## Data lines
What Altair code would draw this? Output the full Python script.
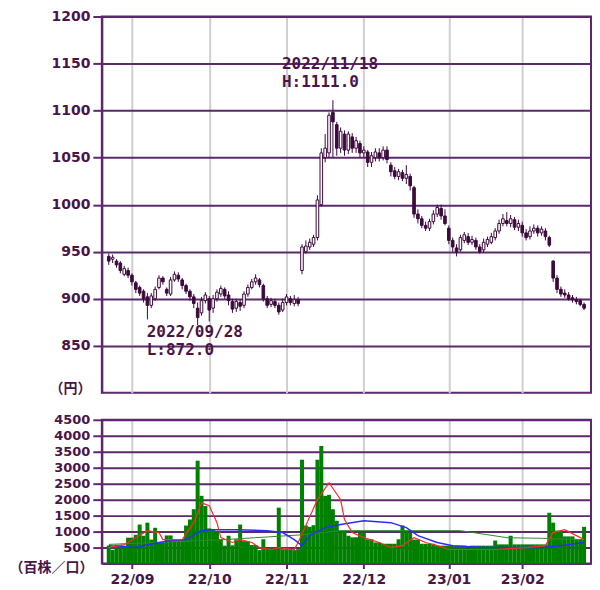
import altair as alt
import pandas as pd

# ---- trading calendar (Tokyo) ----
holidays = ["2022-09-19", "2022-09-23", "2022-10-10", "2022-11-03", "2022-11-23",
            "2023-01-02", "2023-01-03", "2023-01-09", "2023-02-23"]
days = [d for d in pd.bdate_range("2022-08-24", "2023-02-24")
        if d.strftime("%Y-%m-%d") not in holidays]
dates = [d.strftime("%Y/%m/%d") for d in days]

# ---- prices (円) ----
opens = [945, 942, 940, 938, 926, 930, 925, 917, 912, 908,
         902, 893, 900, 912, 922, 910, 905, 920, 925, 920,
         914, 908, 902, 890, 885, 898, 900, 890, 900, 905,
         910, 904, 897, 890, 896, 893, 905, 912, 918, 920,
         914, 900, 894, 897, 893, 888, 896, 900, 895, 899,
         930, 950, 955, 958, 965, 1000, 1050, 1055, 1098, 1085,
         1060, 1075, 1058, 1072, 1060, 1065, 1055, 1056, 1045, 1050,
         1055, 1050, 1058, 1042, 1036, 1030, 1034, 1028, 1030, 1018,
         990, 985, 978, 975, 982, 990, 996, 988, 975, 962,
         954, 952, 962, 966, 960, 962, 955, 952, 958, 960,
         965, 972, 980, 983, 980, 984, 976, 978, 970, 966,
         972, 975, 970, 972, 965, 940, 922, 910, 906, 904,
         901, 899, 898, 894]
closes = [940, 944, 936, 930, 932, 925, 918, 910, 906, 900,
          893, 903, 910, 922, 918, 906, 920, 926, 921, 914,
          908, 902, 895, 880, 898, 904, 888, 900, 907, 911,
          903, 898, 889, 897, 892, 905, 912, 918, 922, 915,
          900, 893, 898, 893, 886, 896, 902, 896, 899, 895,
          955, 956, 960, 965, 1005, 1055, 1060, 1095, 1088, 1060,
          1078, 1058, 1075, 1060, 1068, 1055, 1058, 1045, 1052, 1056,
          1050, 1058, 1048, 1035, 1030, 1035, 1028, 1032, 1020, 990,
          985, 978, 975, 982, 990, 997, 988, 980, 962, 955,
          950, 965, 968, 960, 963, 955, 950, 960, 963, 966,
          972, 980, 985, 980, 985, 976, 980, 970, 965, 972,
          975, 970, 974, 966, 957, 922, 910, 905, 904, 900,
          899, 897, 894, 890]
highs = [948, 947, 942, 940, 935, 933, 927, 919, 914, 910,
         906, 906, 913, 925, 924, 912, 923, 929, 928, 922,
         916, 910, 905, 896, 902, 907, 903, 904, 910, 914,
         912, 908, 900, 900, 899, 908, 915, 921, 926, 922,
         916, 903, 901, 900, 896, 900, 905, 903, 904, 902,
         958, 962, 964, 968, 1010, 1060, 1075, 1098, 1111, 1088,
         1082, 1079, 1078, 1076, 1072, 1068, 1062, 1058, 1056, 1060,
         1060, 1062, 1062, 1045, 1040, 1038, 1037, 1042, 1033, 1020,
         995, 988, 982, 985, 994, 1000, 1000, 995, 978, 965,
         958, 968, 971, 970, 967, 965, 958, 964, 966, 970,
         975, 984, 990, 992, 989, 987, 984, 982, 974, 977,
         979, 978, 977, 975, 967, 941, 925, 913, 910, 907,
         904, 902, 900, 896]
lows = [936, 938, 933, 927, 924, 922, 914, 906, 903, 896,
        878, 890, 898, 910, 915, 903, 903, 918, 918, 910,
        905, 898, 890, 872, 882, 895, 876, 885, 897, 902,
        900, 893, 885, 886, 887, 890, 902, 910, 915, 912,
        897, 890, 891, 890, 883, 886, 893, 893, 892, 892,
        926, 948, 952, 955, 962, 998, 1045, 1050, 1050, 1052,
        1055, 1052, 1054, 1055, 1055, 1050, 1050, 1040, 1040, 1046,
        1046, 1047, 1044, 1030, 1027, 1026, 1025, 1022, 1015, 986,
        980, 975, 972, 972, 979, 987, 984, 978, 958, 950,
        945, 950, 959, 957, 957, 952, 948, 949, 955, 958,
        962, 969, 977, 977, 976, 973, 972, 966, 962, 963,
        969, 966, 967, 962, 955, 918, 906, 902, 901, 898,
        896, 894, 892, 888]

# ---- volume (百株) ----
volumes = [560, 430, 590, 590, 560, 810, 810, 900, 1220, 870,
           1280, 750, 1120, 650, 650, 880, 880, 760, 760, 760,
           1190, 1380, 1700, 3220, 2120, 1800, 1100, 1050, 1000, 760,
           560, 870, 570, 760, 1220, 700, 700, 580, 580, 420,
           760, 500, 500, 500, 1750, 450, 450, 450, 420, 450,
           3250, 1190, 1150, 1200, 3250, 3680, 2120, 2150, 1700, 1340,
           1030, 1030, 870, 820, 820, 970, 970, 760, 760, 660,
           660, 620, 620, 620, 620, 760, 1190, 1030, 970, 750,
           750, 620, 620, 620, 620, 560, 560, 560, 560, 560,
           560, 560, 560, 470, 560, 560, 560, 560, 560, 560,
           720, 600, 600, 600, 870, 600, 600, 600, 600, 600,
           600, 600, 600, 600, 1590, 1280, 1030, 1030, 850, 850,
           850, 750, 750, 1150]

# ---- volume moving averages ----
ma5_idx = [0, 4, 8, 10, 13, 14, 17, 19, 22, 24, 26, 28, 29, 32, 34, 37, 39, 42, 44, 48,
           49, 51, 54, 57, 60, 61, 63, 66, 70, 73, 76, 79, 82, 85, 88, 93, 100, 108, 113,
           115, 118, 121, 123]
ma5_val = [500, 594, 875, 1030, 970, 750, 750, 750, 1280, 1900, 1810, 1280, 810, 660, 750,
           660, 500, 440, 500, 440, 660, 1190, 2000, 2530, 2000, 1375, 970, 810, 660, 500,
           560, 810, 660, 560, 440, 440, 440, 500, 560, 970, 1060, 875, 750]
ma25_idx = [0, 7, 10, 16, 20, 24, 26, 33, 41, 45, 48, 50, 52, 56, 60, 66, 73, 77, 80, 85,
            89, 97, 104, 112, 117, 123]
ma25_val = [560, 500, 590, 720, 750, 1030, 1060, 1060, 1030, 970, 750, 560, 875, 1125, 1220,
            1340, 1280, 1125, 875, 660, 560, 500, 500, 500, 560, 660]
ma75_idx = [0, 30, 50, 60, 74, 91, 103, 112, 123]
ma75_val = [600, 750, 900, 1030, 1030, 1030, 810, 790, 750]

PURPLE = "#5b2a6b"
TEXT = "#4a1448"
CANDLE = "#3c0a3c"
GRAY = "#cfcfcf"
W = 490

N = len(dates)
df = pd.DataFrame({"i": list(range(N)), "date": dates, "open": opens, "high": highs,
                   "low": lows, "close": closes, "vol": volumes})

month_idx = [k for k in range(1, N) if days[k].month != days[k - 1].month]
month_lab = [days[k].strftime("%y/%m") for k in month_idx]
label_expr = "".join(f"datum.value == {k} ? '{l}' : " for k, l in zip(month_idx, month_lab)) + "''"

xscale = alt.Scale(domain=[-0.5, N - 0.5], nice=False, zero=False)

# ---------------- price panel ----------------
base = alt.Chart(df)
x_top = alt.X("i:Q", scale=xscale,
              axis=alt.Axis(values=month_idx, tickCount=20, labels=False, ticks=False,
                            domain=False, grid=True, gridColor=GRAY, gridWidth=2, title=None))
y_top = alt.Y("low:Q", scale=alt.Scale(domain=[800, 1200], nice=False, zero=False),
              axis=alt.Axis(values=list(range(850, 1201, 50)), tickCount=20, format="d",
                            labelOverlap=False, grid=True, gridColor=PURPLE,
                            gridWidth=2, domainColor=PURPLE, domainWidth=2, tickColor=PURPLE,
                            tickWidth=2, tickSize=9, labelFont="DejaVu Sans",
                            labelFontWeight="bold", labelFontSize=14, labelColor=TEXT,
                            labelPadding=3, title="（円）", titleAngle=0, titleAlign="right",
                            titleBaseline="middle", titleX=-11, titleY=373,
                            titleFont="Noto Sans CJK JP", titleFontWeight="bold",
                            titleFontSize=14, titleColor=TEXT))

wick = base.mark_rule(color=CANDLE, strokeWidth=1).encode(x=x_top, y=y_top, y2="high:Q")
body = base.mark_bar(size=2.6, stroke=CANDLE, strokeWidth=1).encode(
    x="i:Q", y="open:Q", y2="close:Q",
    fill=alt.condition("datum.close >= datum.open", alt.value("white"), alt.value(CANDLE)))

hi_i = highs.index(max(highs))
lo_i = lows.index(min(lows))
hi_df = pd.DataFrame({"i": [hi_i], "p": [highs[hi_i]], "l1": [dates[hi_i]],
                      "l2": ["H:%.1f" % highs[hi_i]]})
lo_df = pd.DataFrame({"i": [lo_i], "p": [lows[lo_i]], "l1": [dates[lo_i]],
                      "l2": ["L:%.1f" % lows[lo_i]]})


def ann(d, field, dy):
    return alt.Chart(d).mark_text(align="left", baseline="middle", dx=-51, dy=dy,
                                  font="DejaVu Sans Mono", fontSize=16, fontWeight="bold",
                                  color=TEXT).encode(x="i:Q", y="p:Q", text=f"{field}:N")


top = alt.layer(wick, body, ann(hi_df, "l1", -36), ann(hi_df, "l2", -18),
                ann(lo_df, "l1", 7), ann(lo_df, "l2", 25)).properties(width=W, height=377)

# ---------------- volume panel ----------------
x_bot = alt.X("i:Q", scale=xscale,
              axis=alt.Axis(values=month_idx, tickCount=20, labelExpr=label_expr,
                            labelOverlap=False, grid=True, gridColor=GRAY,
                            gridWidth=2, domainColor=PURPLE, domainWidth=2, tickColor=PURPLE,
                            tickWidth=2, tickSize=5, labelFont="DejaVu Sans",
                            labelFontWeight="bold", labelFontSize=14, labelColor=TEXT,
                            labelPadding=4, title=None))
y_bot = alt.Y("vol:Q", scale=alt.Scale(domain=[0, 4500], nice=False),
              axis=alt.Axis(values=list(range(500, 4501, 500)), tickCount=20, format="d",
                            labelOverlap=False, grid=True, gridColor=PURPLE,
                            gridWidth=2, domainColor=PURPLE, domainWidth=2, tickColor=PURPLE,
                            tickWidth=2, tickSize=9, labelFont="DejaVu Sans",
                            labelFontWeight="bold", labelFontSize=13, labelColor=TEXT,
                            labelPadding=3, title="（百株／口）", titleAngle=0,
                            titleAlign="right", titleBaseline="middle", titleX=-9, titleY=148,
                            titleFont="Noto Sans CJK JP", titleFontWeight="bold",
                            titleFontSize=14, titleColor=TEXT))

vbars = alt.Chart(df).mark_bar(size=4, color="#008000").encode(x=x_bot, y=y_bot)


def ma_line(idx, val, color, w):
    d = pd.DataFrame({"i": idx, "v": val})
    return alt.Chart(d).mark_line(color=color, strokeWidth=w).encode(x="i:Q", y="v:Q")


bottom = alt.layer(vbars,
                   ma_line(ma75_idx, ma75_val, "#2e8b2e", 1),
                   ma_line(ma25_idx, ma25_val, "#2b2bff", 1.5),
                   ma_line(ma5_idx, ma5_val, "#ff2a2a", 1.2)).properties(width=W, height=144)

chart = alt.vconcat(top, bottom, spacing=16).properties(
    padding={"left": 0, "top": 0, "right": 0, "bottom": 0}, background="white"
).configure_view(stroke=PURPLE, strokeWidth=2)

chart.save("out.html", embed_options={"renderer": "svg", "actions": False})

## The task
Leave out any pictures and return exactly the lines from the beginning of the data through the line with "for d in days]", inclusive.

## Exercise solution
What Altair code would draw this? Output the full Python script.
import altair as alt
import pandas as pd

# ---- trading calendar (Tokyo) ----
holidays = ["2022-09-19", "2022-09-23", "2022-10-10", "2022-11-03", "2022-11-23",
            "2023-01-02", "2023-01-03", "2023-01-09", "2023-02-23"]
days = [d for d in pd.bdate_range("2022-08-24", "2023-02-24")
        if d.strftime("%Y-%m-%d") not in holidays]
dates = [d.strftime("%Y/%m/%d") for d in days]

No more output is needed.